Más allá de estos guarismos, me pregunto siempre, cuando leo y pienso sobre todo ello, qué será de nosotros y nuestras relaciones e interacciones si seguimos generalizando este modelo de relación. Que haya gente que prefiera que se le escriba, en lugar de una llamada o reunión corta, me parece simbólico. Especialmente por esa lógica de la facilidad, que académicos como el profesor del MIT Sherry Turkle llaman “sin fricción”, eficientes y de menor vulnerabilidad. Un modelo de relación que él nos invita a re-pensar, principalmente por lo que sabíamos hasta la fecha de la evolución humana y nuestra forma de convivir en comunidad de manera altruista y cooperativa.

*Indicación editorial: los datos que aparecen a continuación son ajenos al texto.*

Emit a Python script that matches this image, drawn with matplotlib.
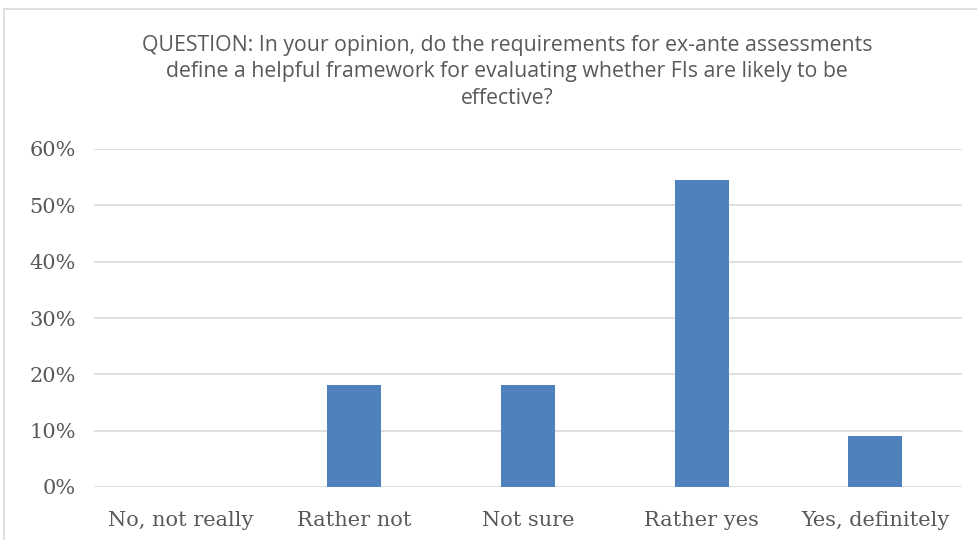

Otras tecnologías de propósito general previas como la imprenta, el teléfono, la televisión... revolucionaron cómo accedemos e intercambiamos información. Sin embargo, no cambiaron los aspectos más esenciales y fundamentales de las relaciones humanas. La cooperación, la amistad, los procesos de enseñanza-aprendizaje o incluso las relaciones sentimentales llevan cientos de años programadas en nuestras sociedades. ¿Podrían estar la era digital y la inteligencia artificial cambiando todo esto? Es precisamente lo que a muchos nos preocupa y que llamamos el efecto digital de las relaciones humanas. Que estemos hoy en día diseñando y programando máquinas para que se comporten como humanos o que, incluso, sientan como humanos, no creo que ayude tampoco en esa dirección.

Esta transformación de las conexiones humanas tan esenciales debe llevarnos a reflexionar sobre su evolución. Que estemos usando herramientas para relacionarnos que invitan a la superficialidad, el narcisismo y la falta de cooperación social, no creo que ayude mucho a perpetuarse en el tiempo. Estamos dedicando gran parte de la investigación hoy en día a la parte más utilitarista y productiva de estas tecnologías, sin entrar a revisar estos efectos secundarios en clave de impacto social y básico del código humano. Sin duda alguna, un campo apasionante a la par que preocupante.